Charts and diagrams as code

((

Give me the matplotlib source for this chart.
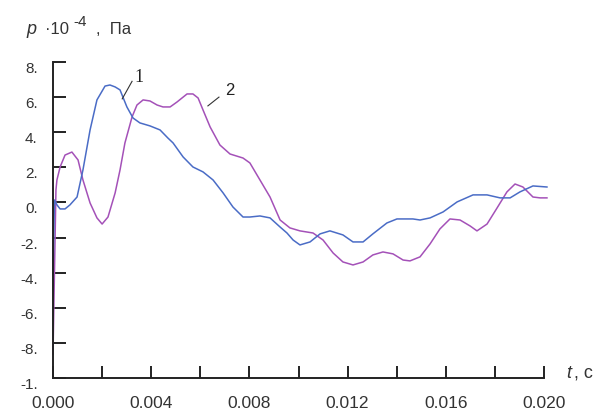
"""
pressure pulsations p(t) at two points
"""

import matplotlib.pyplot as plt
from matplotlib.transforms import ScaledTranslation

# time, ms
t1 = [0.0, 0.06, 0.16, 0.29, 0.49, 0.69, 0.98, 1.22, 1.51, 1.79, 2.12, 2.32, 2.53, 2.73,
      3.01, 3.26, 3.54, 3.95, 4.36, 4.68, 4.89, 5.30, 5.70, 6.11, 6.52, 6.93, 7.33, 7.74,
      8.02, 8.43, 8.84, 9.25, 9.53, 9.78, 10.06, 10.47, 10.88, 11.28, 11.81, 12.22, 12.63,
      13.03, 13.60, 14.01, 14.66, 14.95, 15.36, 15.89, 16.46, 17.11, 17.68, 18.21, 18.62,
      19.02, 19.55, 20.12]
p1 = [-4.1, 0.14, -0.14, -0.37, -0.37, -0.14, 0.31, 1.85, 4.13, 5.84, 6.63, 6.69, 6.58, 6.41,
      5.44, 4.81, 4.53, 4.36, 4.13, 3.67, 3.39, 2.59, 2.02, 1.74, 1.28, 0.54, -0.26, -0.83,
      -0.83, -0.77, -0.88, -1.40, -1.74, -2.14, -2.42, -2.25, -1.79, -1.62, -1.85, -2.25, -2.25,
      -1.79, -1.17, -0.94, -0.94, -1.00, -0.88, -0.54, 0.03, 0.43, 0.43, 0.26, 0.26,
      0.60, 0.94, 0.88]

t2 = [0.0, 0.12, 0.16, 0.29, 0.49, 0.77, 1.02, 1.22, 1.51, 1.79, 2.00, 2.24, 2.53, 2.73,
      2.93, 3.22, 3.42, 3.67, 3.95, 4.24, 4.48, 4.77, 5.05, 5.46, 5.70, 5.91, 6.11, 6.40,
      6.80, 7.21, 7.74, 8.02, 8.43, 8.84, 9.25, 9.65, 10.06, 10.59, 11.00, 11.41, 11.81,
      12.22, 12.63, 13.03, 13.44, 13.85, 14.26, 14.54, 14.95, 15.36, 15.76, 16.17, 16.58,
      16.99, 17.27, 17.68, 18.09, 18.49, 18.82, 19.14, 19.55, 19.84, 20.12]
p2 = [-8.63, 0.71, 1.28, 2.02, 2.70, 2.87, 2.42, 1.28, -0.03, -0.88, -1.23, -0.83, 0.54, 1.85,
      3.39, 4.87, 5.55, 5.84, 5.78, 5.55, 5.44, 5.44, 5.72, 6.18, 6.18, 5.95, 5.27, 4.30,
      3.27, 2.76, 2.53, 2.25, 1.28, 0.31, -1.00, -1.45, -1.62, -1.74, -2.14, -2.88, -3.39,
      -3.56, -3.39, -2.99, -2.82, -2.93, -3.28, -3.33, -3.10, -2.36, -1.51, -0.94, -1.00,
      -1.34, -1.62, -1.23, -0.31, 0.60, 1.05, 0.88, 0.31, 0.26, 0.26]

x_ticks = [0.000, 0.002, 0.004, 0.006, 0.008, 0.010, 0.012, 0.014, 0.016, 0.018, 0.020]
x_labels = ['0.000', '', '0.004', '', '0.008', '', '0.012', '', '0.016', '', '0.020']
y_ticks = [8, 6, 4, 2, 0, -2, -4, -6, -8, -10]
y_labels = ['8.', '6.', '4.', '2.', '0.', '-2.', '-4.', '-6.', '-8.', '-1.']

W, H = 614, 413
fig = plt.figure(figsize=(W / 100, H / 100), dpi=100)
ax = fig.add_axes([53 / W, (H - 378) / H, (544 - 53) / W, (378 - 62) / H])

ax.plot([t / 1000 for t in t2], p2, color='#a451b8', lw=1.1, clip_on=False)
ax.plot([t / 1000 for t in t1], p1, color='#4a6cc6', lw=1.1, clip_on=False)

ax.set_xlim(0, 0.020)
ax.set_ylim(-10, 8)
for s in ['top', 'right']:
    ax.spines[s].set_visible(False)
for s in ['left', 'bottom']:
    ax.spines[s].set_linewidth(1.4)
    ax.spines[s].set_color('#222222')

ax.set_xticks(x_ticks)
ax.set_xticklabels(x_labels, family='Liberation Sans', size=12.5, color='#333333')
ax.set_yticks(y_ticks)
ax.set_yticklabels(y_labels, family='Liberation Sans', size=11, color='#333333')
ax.tick_params(axis='both', direction='in', length=9, width=1.4, color='#222222')
ax.tick_params(axis='x', pad=13)
ax.tick_params(axis='y', pad=11)

# y labels sit a little below their ticks
shift = ScaledTranslation(0, -4 / 72, fig.dpi_scale_trans)
for lab in ax.get_yticklabels():
    lab.set_transform(lab.get_transform() + shift)

# curve numbers with leader lines
ax.plot([0.00282, 0.00322], [5.9, 6.9], color='#333333', lw=0.8)
ax.text(0.00332, 7.1, '1', fontsize=13, family='Liberation Serif', color='#222222',
        va='center', ha='left')
ax.plot([0.00631, 0.00676], [5.5, 6.0], color='#333333', lw=0.8)
ax.text(0.00700, 6.35, '2', fontsize=12, family='Liberation Sans', color='#222222',
        va='center', ha='left')

# axis names
txt = dict(family='Liberation Sans', color='#333333', va='center')
fig.text(26 / W, 1 - 30 / H, 'p', fontsize=13, style='italic', **txt)
fig.text(45 / W, 1 - 30 / H, '·10', fontsize=12, **txt)
fig.text(73 / W, 1 - 22 / H, '-4', fontsize=11, **txt)
fig.text(96 / W, 1 - 30 / H, ',  Па', fontsize=12, **txt)
fig.text(566 / W, 1 - 373 / H, 't', fontsize=13, style='italic', **txt)
fig.text(574 / W, 1 - 373 / H, ', c', fontsize=13, **txt)

plt.savefig('out.png', dpi=100)
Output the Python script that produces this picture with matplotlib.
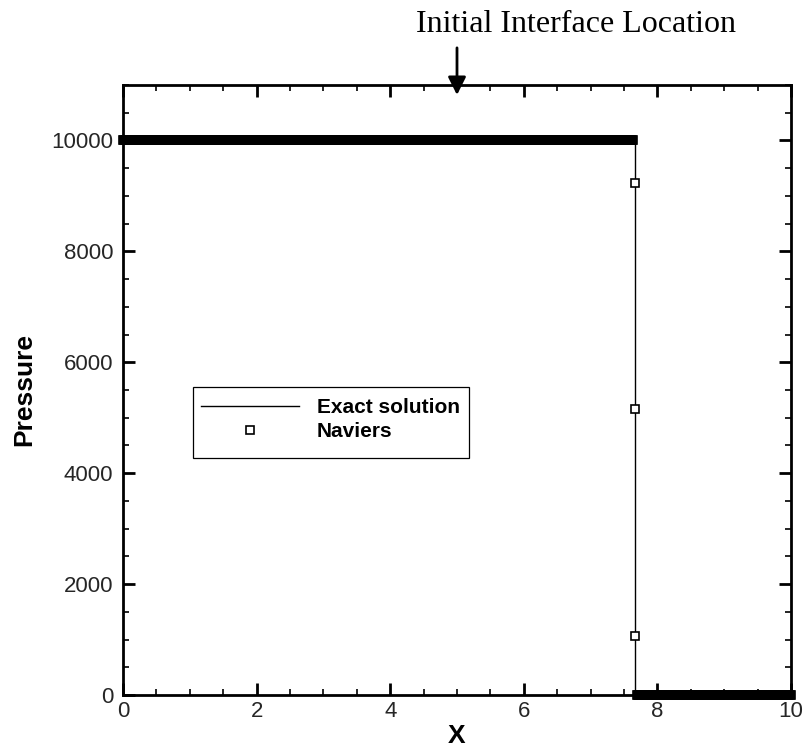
import numpy as np
import matplotlib
matplotlib.use("Agg")
import matplotlib.pyplot as plt
from matplotlib.ticker import MultipleLocator
from matplotlib.patches import Rectangle
from matplotlib.lines import Line2D

# ---- data -------------------------------------------------------------
# exact Riemann solution: high-pressure state on the left, zero on the right
exact_x = [0.0, 7.66, 7.66, 10.0]
exact_p = [10000.0, 10000.0, 0.0, 0.0]

# Naviers solution on the (moving) mesh
naviers_left_x = np.linspace(0.0, 7.64, 383)
naviers_left_p = np.full(naviers_left_x.size, 10000.0)
naviers_jump_x = [7.67, 7.67, 7.67]
naviers_jump_p = [9240.0, 5150.0, 1070.0]
naviers_right_x = np.linspace(7.69, 10.0, 116)
naviers_right_p = np.full(naviers_right_x.size, 0.0)

x_ticks = [0, 2, 4, 6, 8, 10]
y_ticks = [0, 2000, 4000, 6000, 8000, 10000]
interface_x0 = 5.0

plateau_x = np.concatenate([naviers_left_x, naviers_right_x])
plateau_p = np.concatenate([naviers_left_p, naviers_right_p])

# ---- figure -----------------------------------------------------------
W, H = 808, 755
fig = plt.figure(figsize=(W / 100, H / 100), dpi=100)
ax = fig.add_axes([123 / W, (H - 695) / H, 668 / W, 610 / H])

marker_style = dict(ls="none", marker="s", ms=5.2, mew=1.2, mec="black")

ax.plot(exact_x, exact_p, color="black", lw=1.0, zorder=3,
        label="Exact solution", clip_on=False)
# densely packed mesh points merge into a solid band
ax.plot(plateau_x, plateau_p, mfc="black", zorder=4, clip_on=False,
        **marker_style)
ax.plot(naviers_jump_x, naviers_jump_p, mfc="white", zorder=4,
        clip_on=False, label="Naviers", **marker_style)

ax.set_xlim(0, 10)
ax.set_ylim(0, 11000)
ax.set_xticks(x_ticks)
ax.set_yticks(y_ticks)
ax.xaxis.set_minor_locator(MultipleLocator(0.5))
ax.yaxis.set_minor_locator(MultipleLocator(500))
ax.tick_params(which="both", direction="in", top=True, right=True,
               colors="black")
ax.tick_params(which="major", length=8.5, width=2.0)
ax.tick_params(which="minor", length=4.3, width=1.2)
ax.tick_params(axis="x", which="major", pad=4)
ax.tick_params(axis="y", which="major", pad=7)
for lab in ax.get_xticklabels() + ax.get_yticklabels():
    lab.set_fontfamily("Liberation Sans")
    lab.set_fontsize(16)
    lab.set_color("#262626")
for sp in ax.spines.values():
    sp.set_linewidth(2.0)
    sp.set_zorder(5)

label_font = dict(family="Liberation Sans", size=19, weight="bold")
ax.set_xlabel("X", va="center", **label_font)
ax.xaxis.set_label_coords(0.5, -0.067)
ax.set_ylabel("Pressure", va="center", **label_font)
ax.yaxis.set_label_coords(-0.148, 0.5)

# legend with its own frame
handles = [
    Line2D([], [], color="black", lw=1.0),
    Line2D([], [], mfc="white", **marker_style),
]
leg = ax.legend(handles, ["Exact solution", "Naviers"],
                loc="upper left", bbox_to_anchor=((201 - 123) / 668, (695 - 398) / 610),
                borderaxespad=0, borderpad=0, frameon=False,
                handlelength=4.7, handletextpad=0.85, labelspacing=0.25,
                prop=dict(family="Liberation Sans", size=15, weight="bold"))
ax.add_patch(Rectangle(((193 - 123) / 668, (695 - 458) / 610),
                       (469 - 193) / 668, (458 - 387) / 610,
                       transform=ax.transAxes, fill=False,
                       edgecolor="black", lw=0.9, zorder=6))

# initial interface marker above the frame
ax.annotate("", xy=(interface_x0, 10820), xytext=(interface_x0, 11670),
            xycoords="data", textcoords="data", annotation_clip=False,
            arrowprops=dict(arrowstyle="-|>,head_length=1.08,head_width=0.54",
                            mutation_scale=10, lw=2.0, color="black",
                            shrinkA=0, shrinkB=0))
fig.text(576.5 / W, 1 - 32 / H, "Initial Interface Location",
         family="Liberation Serif", size=23, ha="center", va="baseline")

fig.savefig("out.png", dpi=100)
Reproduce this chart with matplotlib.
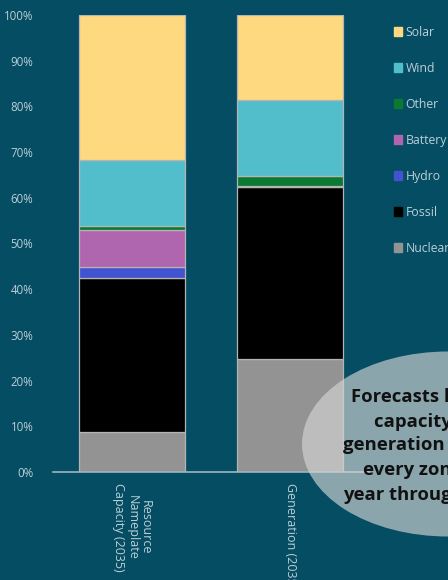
import matplotlib
matplotlib.use("Agg")
import matplotlib.pyplot as plt
from matplotlib.patches import Patch, Ellipse

# data (percent of total, stacked bottom -> top)
categories = ["Resource\nNameplate\nCapacity (2035)", "Generation (2035)"]
sources = ["Nuclear", "Fossil", "Hydro", "Battery", "Other", "Wind", "Solar"]
values = {
    "Nuclear": [8.8, 24.7],
    "Fossil":  [33.6, 37.6],
    "Hydro":   [2.4, 0.2],
    "Battery": [8.1, 0.1],
    "Other":   [0.9, 2.2],
    "Wind":    [14.5, 16.6],
    "Solar":   [31.7, 18.6],
}
colors = {
    "Nuclear": "#939393",
    "Fossil":  "#000000",
    "Hydro":   "#4253cf",
    "Battery": "#b066ae",
    "Other":   "#0a7a32",
    "Wind":    "#53becb",
    "Solar":   "#ffd97f",
}
yticks = [0, 10, 20, 30, 40, 50, 60, 70, 80, 90, 100]
callout = ["Forecasts hourly", "capacity and", "generation for",
           "every zone and", "year through 2045"]

bg = "#044d63"
txt = "#bccfd8"

fig = plt.figure(figsize=(4.48, 5.80), dpi=100, facecolor=bg)
ax = fig.add_axes([53/448, 108/580, 316/448, 457/580], facecolor=bg)

x = list(range(len(categories)))
bottom = [0.0] * len(categories)
for s in sources:
    ax.bar(x, values[s], 0.677, bottom=bottom, color=colors[s],
           edgecolor="#b4b4b4", linewidth=0.9, label=s, zorder=2)
    bottom = [b + v for b, v in zip(bottom, values[s])]

ax.set_xlim(-0.5, 1.5)
ax.set_ylim(0, 100)
ax.set_yticks(yticks)
ax.set_yticklabels([f"{t}%" for t in yticks], fontsize=8.3, color=txt, family="Open Sans")
ax.set_xticks(x)
ax.set_xticklabels(categories, rotation=270, ha="center", va="top",
                   multialignment="center", fontsize=9, color=txt, family="Open Sans",
                   linespacing=1.05)
ax.tick_params(length=0, pad=14)
ax.tick_params(axis="x", pad=8)
for sp in ["left", "right", "top"]:
    ax.spines[sp].set_visible(False)
ax.spines["bottom"].set_color("#9db5c0")
ax.spines["bottom"].set_linewidth(1.2)

handles = [Patch(facecolor=colors[s], edgecolor=colors[s], label=s) for s in sources[::-1]]
leg = fig.legend(handles=handles, loc="upper left", bbox_to_anchor=(389/448, 1 - 21/580),
                 frameon=False, fontsize=8.8, labelspacing=1.88, handlelength=0.7,
                 handleheight=0.7, handletextpad=0.25, borderaxespad=0)
for t in leg.get_texts():
    t.set_color(txt)
    t.set_family("Open Sans")

# callout bubble
ell = Ellipse((1.0, 1 - 444/580), 292/448, 185/580, transform=fig.transFigure,
              facecolor="#d5d5d5", alpha=0.65, edgecolor="none", zorder=5)
fig.patches.append(ell)
xs = [351, 374, 343, 363, 343]
ys = [397, 422, 445, 470, 495]
for line, xp, yp in zip(callout, xs, ys):
    fig.text(xp/448, 1 - yp/580, line, ha="left", va="center", fontsize=13.3,
             fontweight="bold", family="Open Sans", color="#111111", zorder=6)

fig.savefig("out.png", dpi=100, facecolor=bg)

))

Search the records for the word "with", then list every line that has it.

◆ Task answer
# curve numbers with leader lines
Output the Python script that produces this picture with matplotlib.
# legend with its own frame
Reproduce this chart with matplotlib.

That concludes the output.